* BEGIN Material *
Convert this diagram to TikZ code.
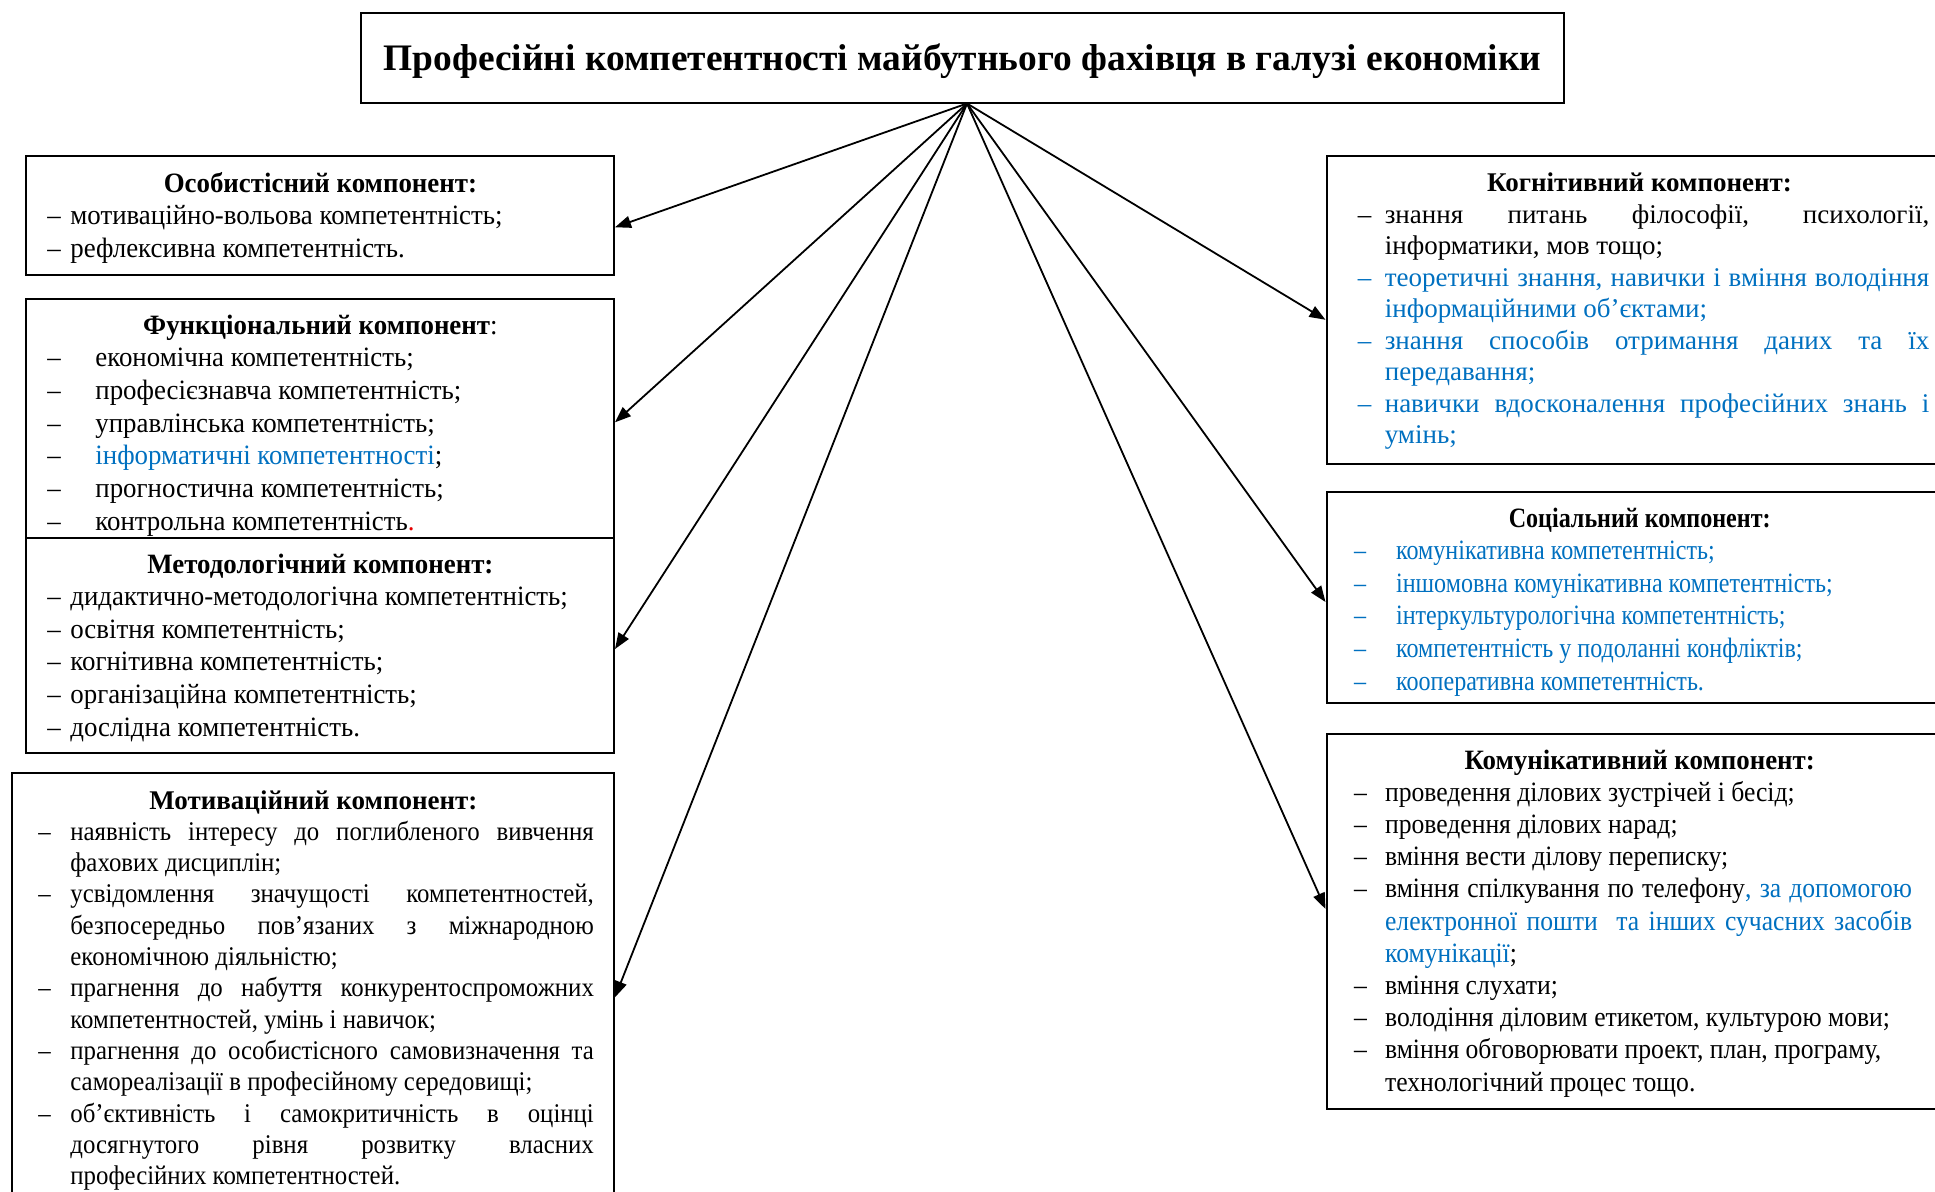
\documentclass[tikz,border=0pt]{standalone}
\usepackage{fontspec}
\setmainfont{Liberation Serif}
% narrower cuts of the same face
\newfontfamily\fsa[FakeStretch=0.96]{Liberation Serif}
\newfontfamily\fsb[FakeStretch=0.92]{Liberation Serif}
\newfontfamily\fsc[FakeStretch=0.86]{Liberation Serif}
\newfontfamily\fsd[FakeStretch=0.915]{Liberation Serif}
\usetikzlibrary{arrows.meta,calc}
\definecolor{itblue}{RGB}{0,112,192}
\definecolor{itred}{RGB}{230,0,0}

% heading line centred at a given offset from the left edge of the text block
\newcommand{\hd}[2]{\noindent\hspace*{#1}\makebox[0pt][c]{#2}\par}
% list line opening with a dash: [colour]{indent}{text}
\newcommand{\dl}[3][black]{\noindent{\color{#1}\makebox[#2][l]{–}#3}\par}
% continuation line of an item
\newcommand{\cl}[3][black]{\noindent\hspace*{#2}{\color{#1}#3}\par}
% fully justified line of given width
\newcommand{\jl}[2]{\makebox[#1][s]{#2}}

\begin{document}
\begin{tikzpicture}[x=0.5pt,y=-0.5pt,
  box/.style={draw, line width=1pt, inner sep=0pt},
  txt/.style={anchor=base west, inner sep=0pt},
  arr/.style={-{Triangle[length=8pt,width=6pt]}, line width=0.9pt}]
\useasboundingbox (0,0) rectangle (1935,1191);
\clip (0,0) rectangle (1935,1191);

% title
\node[box, minimum width=601.5pt, minimum height=45pt] (title) at (962.5,58) {};
\node[anchor=base, inner sep=0pt] (titleT) at (962.5,70)
  {\fontsize{18.7pt}{21pt}\selectfont\bfseries Професійні компетентності майбутнього фахівця в галузі економіки};
\coordinate (src) at (967,103.5);

% left column frames
\node[box, minimum width=294pt, minimum height=59.75pt] (osob) at (320,215.25) {};
\node[box, minimum width=294pt, minimum height=119.7pt] (func) at (320,418.3) {};
\node[box, minimum width=294pt, minimum height=107.5pt] (meth) at (320,645.5) {};
\node[box, minimum width=301pt, minimum height=224.75pt] (motiv) at (313,997.25) {};

% right column frames
\node[box, minimum width=312.75pt, minimum height=154.25pt] (cogn) at (1639.25,309.75) {};
\node[box, minimum width=312.75pt, minimum height=105.5pt] (soc) at (1639.25,597.5) {};
\node[box, minimum width=312.75pt, minimum height=187.5pt] (comm) at (1639.25,921.5) {};

% texts
\node[txt] (osobT) at (47,192) {\parbox[t]{280pt}{\fsa\fontsize{14pt}{16.35pt}\selectfont
\hd{136.5pt}{\textbf{Особистісний компонент:}}
\dl{11.5pt}{мотиваційно-вольова компетентність;}
\dl{11.5pt}{рефлексивна компетентність.}}};

\node[txt] (funcT) at (47,334) {\parbox[t]{280pt}{\fsa\fontsize{14pt}{16.35pt}\selectfont
\hd{136.5pt}{\textbf{Функціональний компонент}:}
\dl{24pt}{економічна компетентність;}
\dl{24pt}{професієзнавча компетентність;}
\dl{24pt}{управлінська компетентність;}
\dl{24pt}{\textcolor{itblue}{інформатичні компетентності};}
\dl{24pt}{прогностична компетентність;}
\dl{24pt}{контрольна компетентність\textcolor{itred}{.}}}};

\node[txt] (methT) at (47,573) {\parbox[t]{280pt}{\fsa\fontsize{14pt}{16.3pt}\selectfont
\hd{136.5pt}{\textbf{Методологічний компонент:}}
\dl{11.5pt}{дидактично-методологічна компетентність;}
\dl{11.5pt}{освітня компетентність;}
\dl{11.5pt}{когнітивна компетентність;}
\dl{11.5pt}{організаційна компетентність;}
\dl{11.5pt}{дослідна компетентність.}}};

\node[txt] (motivT) at (38,809) {\parbox[t]{290pt}{\fontsize{13.5pt}{15.65pt}\selectfont
\hd{137.5pt}{\textbf{Мотиваційний компонент:}}
\fsb\fontsize{13.5pt}{15.65pt}\selectfont
\dl{16pt}{\jl{261.75pt}{наявність інтересу до поглибленого вивчення}}
\cl{16pt}{фахових дисциплін;}
\dl{16pt}{\jl{261.75pt}{усвідомлення значущості компетентностей,}}
\cl{16pt}{\jl{261.75pt}{безпосередньо пов’язаних з міжнародною}}
\cl{16pt}{економічною діяльністю;}
\dl{16pt}{\jl{261.75pt}{прагнення до набуття конкурентоспроможних}}
\cl{16pt}{компетентностей, умінь і навичок;}
\dl{16pt}{\jl{261.75pt}{прагнення до особистісного самовизначення та}}
\cl{16pt}{самореалізації в професійному середовищі;}
\dl{16pt}{\jl{261.75pt}{об’єктивність і самокритичність в оцінці}}
\cl{16pt}{\jl{261.75pt}{досягнутого рівня розвитку власних}}
\cl{16pt}{професійних компетентностей.}}};

\node[txt] (cognT) at (1357.4,191.5) {\parbox[t]{290pt}{\fontsize{13.5pt}{15.75pt}\selectfont
\hd{140.9pt}{\textbf{Когнітивний компонент:}}
\dl{13.5pt}{\jl{272.25pt}{знання питань філософії, психології,}}
\cl{13.5pt}{інформатики, мов тощо;}
\dl[itblue]{13.5pt}{\jl{272.25pt}{теоретичні знання, навички і вміння володіння}}
\cl[itblue]{13.5pt}{інформаційними об’єктами;}
\dl[itblue]{13.5pt}{\jl{272.25pt}{знання способів отримання даних та їх}}
\cl[itblue]{13.5pt}{передавання;}
\dl[itblue]{13.5pt}{\jl{272.25pt}{навички вдосконалення професійних знань і}}
\cl[itblue]{13.5pt}{умінь;}}};

\node[txt] (socT) at (1353.7,527) {\parbox[t]{290pt}{\fsc\fontsize{14pt}{16.3pt}\selectfont
\hd{142.8pt}{\textbf{Соціальний компонент:}}
\dl[itblue]{21pt}{комунікативна компетентність;}
\dl[itblue]{21pt}{іншомовна комунікативна компетентність;}
\dl[itblue]{21pt}{інтеркультурологічна компетентність;}
\dl[itblue]{21pt}{компетентність у подоланні конфліктів;}
\dl[itblue]{21pt}{кооперативна компетентність.}}};

\node[txt] (commT) at (1353.7,769) {\parbox[t]{300pt}{\fsa\fontsize{14pt}{16.1pt}\selectfont
\hd{142.8pt}{\textbf{Комунікативний компонент:}}
\fsd\fontsize{14pt}{16.1pt}\selectfont
\dl{15.5pt}{проведення ділових зустрічей і бесід;}
\dl{15.5pt}{проведення ділових нарад;}
\dl{15.5pt}{вміння вести ділову переписку;}
\dl{15.5pt}{\jl{263.5pt}{вміння спілкування по телефону\textcolor{itblue}{, за допомогою}}}
\cl[itblue]{15.5pt}{\jl{263.5pt}{електронної пошти\ \ та інших сучасних засобів}}
\cl{15.5pt}{\textcolor{itblue}{комунікації};}
\dl{15.5pt}{вміння слухати;}
\dl{15.5pt}{володіння діловим етикетом, культурою мови;}
\dl{15.5pt}{вміння обговорювати проект, план, програму,}
\cl{15.5pt}{технологічний процес тощо.}}};

% connectors
\draw[arr] (src) -- ([yshift=-6pt]osob.east);
\draw[arr] (src) -- ([yshift=-2pt]func.east);
\draw[arr] (src) -- ([yshift=-1.75pt]meth.east);
\draw[arr] (src) -- ([yshift=0pt]motiv.east);
\draw[arr] (src) -- ([yshift=-5pt]cogn.west);
\draw[arr] (src) -- ([yshift=-2.25pt]soc.west);
\draw[arr] (src) -- ([yshift=6.25pt]comm.west);
\end{tikzpicture}
\end{document}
* END Material *
Work to be completed: Every line above should be returned exactly; the pictures stay out.

Result of the task:
Convert this diagram to TikZ code.
\documentclass[tikz,border=0pt]{standalone}
\usepackage{fontspec}
\setmainfont{Liberation Serif}
% narrower cuts of the same face
\newfontfamily\fsa[FakeStretch=0.96]{Liberation Serif}
\newfontfamily\fsb[FakeStretch=0.92]{Liberation Serif}
\newfontfamily\fsc[FakeStretch=0.86]{Liberation Serif}
\newfontfamily\fsd[FakeStretch=0.915]{Liberation Serif}
\usetikzlibrary{arrows.meta,calc}
\definecolor{itblue}{RGB}{0,112,192}
\definecolor{itred}{RGB}{230,0,0}

% heading line centred at a given offset from the left edge of the text block
\newcommand{\hd}[2]{\noindent\hspace*{#1}\makebox[0pt][c]{#2}\par}
% list line opening with a dash: [colour]{indent}{text}
\newcommand{\dl}[3][black]{\noindent{\color{#1}\makebox[#2][l]{–}#3}\par}
% continuation line of an item
\newcommand{\cl}[3][black]{\noindent\hspace*{#2}{\color{#1}#3}\par}
% fully justified line of given width
\newcommand{\jl}[2]{\makebox[#1][s]{#2}}

\begin{document}
\begin{tikzpicture}[x=0.5pt,y=-0.5pt,
  box/.style={draw, line width=1pt, inner sep=0pt},
  txt/.style={anchor=base west, inner sep=0pt},
  arr/.style={-{Triangle[length=8pt,width=6pt]}, line width=0.9pt}]
\useasboundingbox (0,0) rectangle (1935,1191);
\clip (0,0) rectangle (1935,1191);

% title
\node[box, minimum width=601.5pt, minimum height=45pt] (title) at (962.5,58) {};
\node[anchor=base, inner sep=0pt] (titleT) at (962.5,70)
  {\fontsize{18.7pt}{21pt}\selectfont\bfseries Професійні компетентності майбутнього фахівця в галузі економіки};
\coordinate (src) at (967,103.5);

% left column frames
\node[box, minimum width=294pt, minimum height=59.75pt] (osob) at (320,215.25) {};
\node[box, minimum width=294pt, minimum height=119.7pt] (func) at (320,418.3) {};
\node[box, minimum width=294pt, minimum height=107.5pt] (meth) at (320,645.5) {};
\node[box, minimum width=301pt, minimum height=224.75pt] (motiv) at (313,997.25) {};

% right column frames
\node[box, minimum width=312.75pt, minimum height=154.25pt] (cogn) at (1639.25,309.75) {};
\node[box, minimum width=312.75pt, minimum height=105.5pt] (soc) at (1639.25,597.5) {};
\node[box, minimum width=312.75pt, minimum height=187.5pt] (comm) at (1639.25,921.5) {};

% texts
\node[txt] (osobT) at (47,192) {\parbox[t]{280pt}{\fsa\fontsize{14pt}{16.35pt}\selectfont
\hd{136.5pt}{\textbf{Особистісний компонент:}}
\dl{11.5pt}{мотиваційно-вольова компетентність;}
\dl{11.5pt}{рефлексивна компетентність.}}};

\node[txt] (funcT) at (47,334) {\parbox[t]{280pt}{\fsa\fontsize{14pt}{16.35pt}\selectfont
\hd{136.5pt}{\textbf{Функціональний компонент}:}
\dl{24pt}{економічна компетентність;}
\dl{24pt}{професієзнавча компетентність;}
\dl{24pt}{управлінська компетентність;}
\dl{24pt}{\textcolor{itblue}{інформатичні компетентності};}
\dl{24pt}{прогностична компетентність;}
\dl{24pt}{контрольна компетентність\textcolor{itred}{.}}}};

\node[txt] (methT) at (47,573) {\parbox[t]{280pt}{\fsa\fontsize{14pt}{16.3pt}\selectfont
\hd{136.5pt}{\textbf{Методологічний компонент:}}
\dl{11.5pt}{дидактично-методологічна компетентність;}
\dl{11.5pt}{освітня компетентність;}
\dl{11.5pt}{когнітивна компетентність;}
\dl{11.5pt}{організаційна компетентність;}
\dl{11.5pt}{дослідна компетентність.}}};

\node[txt] (motivT) at (38,809) {\parbox[t]{290pt}{\fontsize{13.5pt}{15.65pt}\selectfont
\hd{137.5pt}{\textbf{Мотиваційний компонент:}}
\fsb\fontsize{13.5pt}{15.65pt}\selectfont
\dl{16pt}{\jl{261.75pt}{наявність інтересу до поглибленого вивчення}}
\cl{16pt}{фахових дисциплін;}
\dl{16pt}{\jl{261.75pt}{усвідомлення значущості компетентностей,}}
\cl{16pt}{\jl{261.75pt}{безпосередньо пов’язаних з міжнародною}}
\cl{16pt}{економічною діяльністю;}
\dl{16pt}{\jl{261.75pt}{прагнення до набуття конкурентоспроможних}}
\cl{16pt}{компетентностей, умінь і навичок;}
\dl{16pt}{\jl{261.75pt}{прагнення до особистісного самовизначення та}}
\cl{16pt}{самореалізації в професійному середовищі;}
\dl{16pt}{\jl{261.75pt}{об’єктивність і самокритичність в оцінці}}
\cl{16pt}{\jl{261.75pt}{досягнутого рівня розвитку власних}}
\cl{16pt}{професійних компетентностей.}}};

\node[txt] (cognT) at (1357.4,191.5) {\parbox[t]{290pt}{\fontsize{13.5pt}{15.75pt}\selectfont
\hd{140.9pt}{\textbf{Когнітивний компонент:}}
\dl{13.5pt}{\jl{272.25pt}{знання питань філософії, психології,}}
\cl{13.5pt}{інформатики, мов тощо;}
\dl[itblue]{13.5pt}{\jl{272.25pt}{теоретичні знання, навички і вміння володіння}}
\cl[itblue]{13.5pt}{інформаційними об’єктами;}
\dl[itblue]{13.5pt}{\jl{272.25pt}{знання способів отримання даних та їх}}
\cl[itblue]{13.5pt}{передавання;}
\dl[itblue]{13.5pt}{\jl{272.25pt}{навички вдосконалення професійних знань і}}
\cl[itblue]{13.5pt}{умінь;}}};

\node[txt] (socT) at (1353.7,527) {\parbox[t]{290pt}{\fsc\fontsize{14pt}{16.3pt}\selectfont
\hd{142.8pt}{\textbf{Соціальний компонент:}}
\dl[itblue]{21pt}{комунікативна компетентність;}
\dl[itblue]{21pt}{іншомовна комунікативна компетентність;}
\dl[itblue]{21pt}{інтеркультурологічна компетентність;}
\dl[itblue]{21pt}{компетентність у подоланні конфліктів;}
\dl[itblue]{21pt}{кооперативна компетентність.}}};

\node[txt] (commT) at (1353.7,769) {\parbox[t]{300pt}{\fsa\fontsize{14pt}{16.1pt}\selectfont
\hd{142.8pt}{\textbf{Комунікативний компонент:}}
\fsd\fontsize{14pt}{16.1pt}\selectfont
\dl{15.5pt}{проведення ділових зустрічей і бесід;}
\dl{15.5pt}{проведення ділових нарад;}
\dl{15.5pt}{вміння вести ділову переписку;}
\dl{15.5pt}{\jl{263.5pt}{вміння спілкування по телефону\textcolor{itblue}{, за допомогою}}}
\cl[itblue]{15.5pt}{\jl{263.5pt}{електронної пошти\ \ та інших сучасних засобів}}
\cl{15.5pt}{\textcolor{itblue}{комунікації};}
\dl{15.5pt}{вміння слухати;}
\dl{15.5pt}{володіння діловим етикетом, культурою мови;}
\dl{15.5pt}{вміння обговорювати проект, план, програму,}
\cl{15.5pt}{технологічний процес тощо.}}};

% connectors
\draw[arr] (src) -- ([yshift=-6pt]osob.east);
\draw[arr] (src) -- ([yshift=-2pt]func.east);
\draw[arr] (src) -- ([yshift=-1.75pt]meth.east);
\draw[arr] (src) -- ([yshift=0pt]motiv.east);
\draw[arr] (src) -- ([yshift=-5pt]cogn.west);
\draw[arr] (src) -- ([yshift=-2.25pt]soc.west);
\draw[arr] (src) -- ([yshift=6.25pt]comm.west);
\end{tikzpicture}
\end{document}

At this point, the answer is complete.